======== Entries shown

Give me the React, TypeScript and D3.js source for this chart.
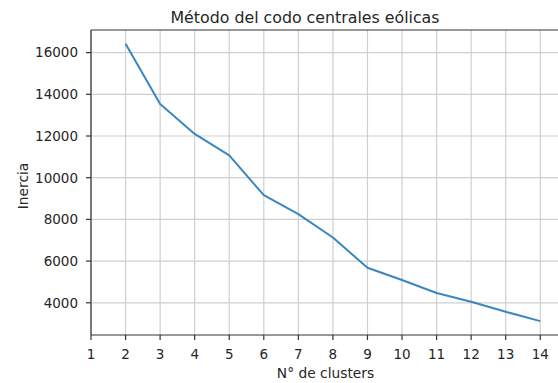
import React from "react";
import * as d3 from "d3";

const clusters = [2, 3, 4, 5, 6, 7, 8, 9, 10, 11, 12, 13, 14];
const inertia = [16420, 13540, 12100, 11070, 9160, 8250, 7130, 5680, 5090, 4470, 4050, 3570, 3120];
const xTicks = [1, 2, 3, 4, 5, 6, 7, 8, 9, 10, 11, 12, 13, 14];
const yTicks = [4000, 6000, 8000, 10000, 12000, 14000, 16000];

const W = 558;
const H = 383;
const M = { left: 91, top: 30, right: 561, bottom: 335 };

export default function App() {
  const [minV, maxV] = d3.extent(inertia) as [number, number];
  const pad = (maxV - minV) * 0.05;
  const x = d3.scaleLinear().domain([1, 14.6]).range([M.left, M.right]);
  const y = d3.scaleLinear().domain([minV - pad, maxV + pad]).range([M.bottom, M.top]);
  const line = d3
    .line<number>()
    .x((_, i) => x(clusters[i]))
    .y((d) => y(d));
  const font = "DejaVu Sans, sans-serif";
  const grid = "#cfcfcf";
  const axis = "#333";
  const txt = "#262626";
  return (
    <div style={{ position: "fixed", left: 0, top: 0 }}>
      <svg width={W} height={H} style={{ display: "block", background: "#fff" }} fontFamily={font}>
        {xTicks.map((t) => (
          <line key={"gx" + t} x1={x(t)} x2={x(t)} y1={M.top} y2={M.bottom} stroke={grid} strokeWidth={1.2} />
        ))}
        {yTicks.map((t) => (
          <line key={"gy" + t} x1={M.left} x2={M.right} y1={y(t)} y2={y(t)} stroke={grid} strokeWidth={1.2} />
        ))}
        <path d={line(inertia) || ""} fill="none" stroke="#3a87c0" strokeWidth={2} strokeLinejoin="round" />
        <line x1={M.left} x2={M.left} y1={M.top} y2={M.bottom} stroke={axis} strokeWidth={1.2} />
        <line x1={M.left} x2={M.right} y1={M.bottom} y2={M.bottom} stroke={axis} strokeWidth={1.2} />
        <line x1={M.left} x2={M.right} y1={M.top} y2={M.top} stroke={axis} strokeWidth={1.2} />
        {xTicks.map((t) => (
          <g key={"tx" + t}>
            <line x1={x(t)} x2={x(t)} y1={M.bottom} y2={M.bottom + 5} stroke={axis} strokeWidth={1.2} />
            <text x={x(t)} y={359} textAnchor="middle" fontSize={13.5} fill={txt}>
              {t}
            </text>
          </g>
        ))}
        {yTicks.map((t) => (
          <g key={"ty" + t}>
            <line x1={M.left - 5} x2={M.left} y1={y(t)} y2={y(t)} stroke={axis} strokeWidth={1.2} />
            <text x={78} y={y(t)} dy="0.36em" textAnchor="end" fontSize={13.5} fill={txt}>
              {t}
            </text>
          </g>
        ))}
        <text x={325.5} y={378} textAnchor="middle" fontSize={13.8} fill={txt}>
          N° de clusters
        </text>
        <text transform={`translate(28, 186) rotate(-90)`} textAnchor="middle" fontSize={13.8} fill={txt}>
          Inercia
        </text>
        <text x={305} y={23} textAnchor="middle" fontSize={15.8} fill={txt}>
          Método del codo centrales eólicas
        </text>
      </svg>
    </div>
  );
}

================
======== Entries shown

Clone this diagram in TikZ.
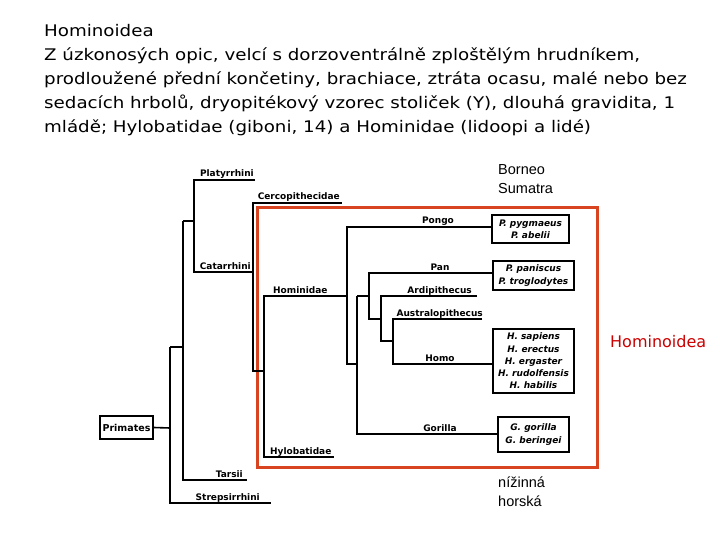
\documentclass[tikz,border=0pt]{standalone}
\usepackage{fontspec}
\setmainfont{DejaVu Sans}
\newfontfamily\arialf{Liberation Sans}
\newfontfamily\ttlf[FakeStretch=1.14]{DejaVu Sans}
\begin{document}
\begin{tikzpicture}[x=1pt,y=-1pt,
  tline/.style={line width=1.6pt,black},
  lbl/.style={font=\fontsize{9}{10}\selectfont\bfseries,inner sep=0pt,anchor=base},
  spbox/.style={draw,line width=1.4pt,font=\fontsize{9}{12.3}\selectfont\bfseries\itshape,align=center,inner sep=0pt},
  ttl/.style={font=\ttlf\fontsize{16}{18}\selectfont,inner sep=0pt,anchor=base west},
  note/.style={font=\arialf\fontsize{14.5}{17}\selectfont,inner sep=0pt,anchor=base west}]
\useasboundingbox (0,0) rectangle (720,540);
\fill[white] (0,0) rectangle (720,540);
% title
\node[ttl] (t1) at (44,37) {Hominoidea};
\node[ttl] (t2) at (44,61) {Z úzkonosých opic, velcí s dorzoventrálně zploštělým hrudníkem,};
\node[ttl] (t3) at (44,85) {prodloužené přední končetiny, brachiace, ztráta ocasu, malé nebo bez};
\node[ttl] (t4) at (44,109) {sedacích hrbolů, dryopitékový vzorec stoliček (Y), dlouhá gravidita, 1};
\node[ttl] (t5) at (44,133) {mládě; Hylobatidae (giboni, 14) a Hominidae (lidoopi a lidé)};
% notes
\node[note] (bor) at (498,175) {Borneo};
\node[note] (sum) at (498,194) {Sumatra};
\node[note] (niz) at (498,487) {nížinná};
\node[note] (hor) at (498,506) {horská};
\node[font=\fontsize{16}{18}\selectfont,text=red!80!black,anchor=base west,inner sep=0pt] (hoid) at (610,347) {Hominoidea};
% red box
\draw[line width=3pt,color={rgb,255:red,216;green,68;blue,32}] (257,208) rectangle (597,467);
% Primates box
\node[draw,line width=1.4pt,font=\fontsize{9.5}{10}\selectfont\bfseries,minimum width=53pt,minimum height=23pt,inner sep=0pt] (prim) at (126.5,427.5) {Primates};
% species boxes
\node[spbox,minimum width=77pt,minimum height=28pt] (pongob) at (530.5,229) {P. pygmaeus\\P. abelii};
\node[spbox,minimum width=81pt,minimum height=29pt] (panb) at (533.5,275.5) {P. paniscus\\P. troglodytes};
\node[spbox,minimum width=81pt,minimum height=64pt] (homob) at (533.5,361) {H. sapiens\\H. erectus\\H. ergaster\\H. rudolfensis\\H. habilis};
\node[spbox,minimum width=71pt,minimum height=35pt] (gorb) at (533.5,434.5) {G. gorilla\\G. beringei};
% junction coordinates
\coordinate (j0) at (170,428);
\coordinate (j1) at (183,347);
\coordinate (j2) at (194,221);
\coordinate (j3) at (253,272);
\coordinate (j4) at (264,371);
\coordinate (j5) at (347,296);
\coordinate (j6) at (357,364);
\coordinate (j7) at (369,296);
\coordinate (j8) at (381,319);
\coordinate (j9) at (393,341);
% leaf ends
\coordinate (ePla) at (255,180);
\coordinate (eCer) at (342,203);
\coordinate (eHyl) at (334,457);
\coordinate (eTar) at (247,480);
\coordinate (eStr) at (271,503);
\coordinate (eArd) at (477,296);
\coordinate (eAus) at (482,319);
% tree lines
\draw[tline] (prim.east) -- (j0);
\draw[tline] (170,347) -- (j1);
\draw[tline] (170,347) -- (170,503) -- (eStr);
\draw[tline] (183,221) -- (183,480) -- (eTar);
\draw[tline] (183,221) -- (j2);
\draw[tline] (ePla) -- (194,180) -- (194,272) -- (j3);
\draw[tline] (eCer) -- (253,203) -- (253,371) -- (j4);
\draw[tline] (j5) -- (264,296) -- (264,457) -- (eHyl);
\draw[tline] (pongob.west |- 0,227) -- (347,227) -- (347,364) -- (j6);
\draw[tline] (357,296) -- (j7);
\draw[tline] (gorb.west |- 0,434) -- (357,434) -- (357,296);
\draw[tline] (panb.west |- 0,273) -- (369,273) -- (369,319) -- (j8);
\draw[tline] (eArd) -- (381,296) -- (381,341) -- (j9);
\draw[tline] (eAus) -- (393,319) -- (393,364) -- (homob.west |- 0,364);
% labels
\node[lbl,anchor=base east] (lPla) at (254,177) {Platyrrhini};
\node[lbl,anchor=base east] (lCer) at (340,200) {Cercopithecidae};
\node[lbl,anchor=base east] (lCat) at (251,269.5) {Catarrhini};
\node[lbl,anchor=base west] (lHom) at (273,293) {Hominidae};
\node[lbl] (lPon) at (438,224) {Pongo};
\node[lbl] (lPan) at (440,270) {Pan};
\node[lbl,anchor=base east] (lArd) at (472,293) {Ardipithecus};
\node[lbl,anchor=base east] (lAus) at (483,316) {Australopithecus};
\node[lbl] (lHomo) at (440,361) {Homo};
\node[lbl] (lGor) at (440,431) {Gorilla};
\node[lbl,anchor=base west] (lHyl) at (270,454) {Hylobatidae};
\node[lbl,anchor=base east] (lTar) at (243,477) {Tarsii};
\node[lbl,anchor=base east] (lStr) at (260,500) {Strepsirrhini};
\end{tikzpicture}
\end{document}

================

• _Aim_
Can you give again only the lines between the one containing "Give me the" and the one containing "561, bottom: 335", counting both, exactly as they appear and without any pictures?

• _Result_
Give me the React, TypeScript and D3.js source for this chart.
import React from "react";
import * as d3 from "d3";

const clusters = [2, 3, 4, 5, 6, 7, 8, 9, 10, 11, 12, 13, 14];
const inertia = [16420, 13540, 12100, 11070, 9160, 8250, 7130, 5680, 5090, 4470, 4050, 3570, 3120];
const xTicks = [1, 2, 3, 4, 5, 6, 7, 8, 9, 10, 11, 12, 13, 14];
const yTicks = [4000, 6000, 8000, 10000, 12000, 14000, 16000];

const W = 558;
const H = 383;
const M = { left: 91, top: 30, right: 561, bottom: 335 };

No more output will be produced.